Themes: Covid19, threats to the body, haunting of abandoned public spaces, post- humanism
“In contamination, we find our ways of symbiotic survival and sustenance, our creativity and care – only through relations of transformation we can become, we can grow, we can learn. Contamination, however, is not a neutral state, and it cannot be controlled … Living within contamination is living within the omnipresence and inescapability of uncertainty. It is not a state of choice or control, but care.” (Wołodźko 2018). “Embracing contamination is staying with the trouble, its anxiety, its uncertainty.” To be haunted by it.

Biocapitalism- the body as commodity
“Celebrating” essential workers while refusing the raise the minimum wage.
Access to testing and vaccinations-will our bodies be the metric for global movement?
Social class-Quarantining in the “second home” for the elite versus the rising rates of eviction, especially in communities of color.
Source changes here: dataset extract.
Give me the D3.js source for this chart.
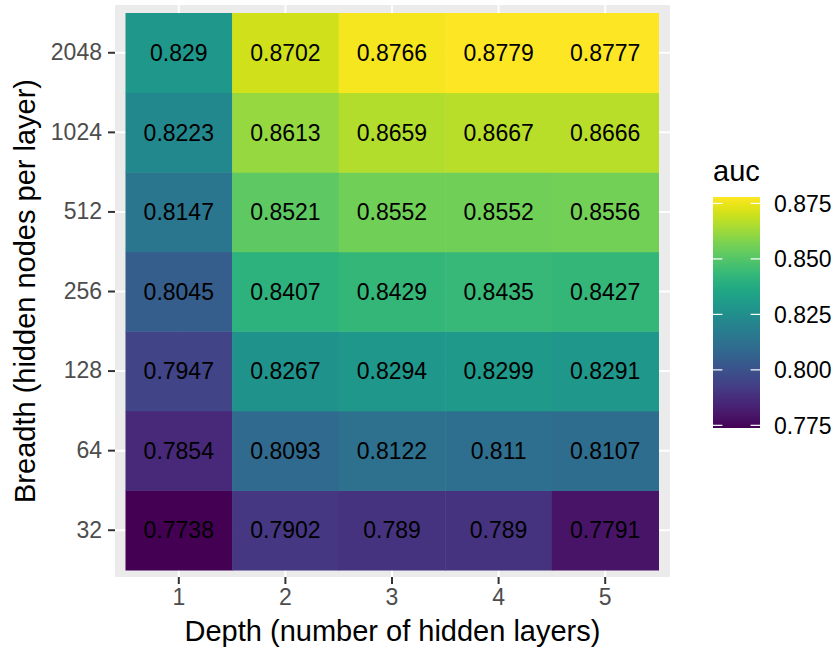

In a posthuman context, who or what is determined as surplus?
Shelly’s Franksenstein speaks to Enlightenment science the way that hauntology might speak to AI now:
Both reveal the chasm between those with access and privilege within the mainframe bio- technical paradigm, and the labor of colonized and disenfranchised (surplus) persons … how we are all little more than body parts harvested for re-assemblage In a brave new world we are forced to create but will never live to see.

Mary Shelly’s Frankenstein – “creature” as the doppelganger for the “human” and capital.
And the revenge (Haiven, 2020) of the monster and the hatred of the creator toward that which it has created represents the dominant racist patriarchal capitalist system which despises the “surplus” human capital its system has created (i.e. slavery)
The imagined fear of revenge for which the oppressor must “strike first” and destroy the fear, the haunting. And likewise, the creature wreaks vengeance on his “master.”

“Haunting” of dying public spaces
In hauntology, the ghost plays a crucial role in this destabilization via its characteristic uncertainty. As Liz Roberts explains, a hauntological position ‘is one of deliberate indeterminacy, enforced hesitancy or uncertainty over presupposed givens and operations involving visibility and invisibility that constitute our reality’ (2012, 393). (Buser)

Artificial Intelligence (AI)
“AI is the Frankenstein’s creature for our century. It will eventually emerge – like a ghost from its machine – to destroy its makers and the whole of humanity.” (Haselby)

This surplus othering of human into spare parts, dead labor, or ghosts in the machine echo Derrida’s suggestion that “the ghost exists although we often do not see it”. (Maccioni) Therein lies the haunting. In other words, the ghost is uncontrollable and ever-present. It has no concepts of space and time, but rather, appears whenever and wherever it may. In this sense, it is surely not dead, but rather, undead, immortal even.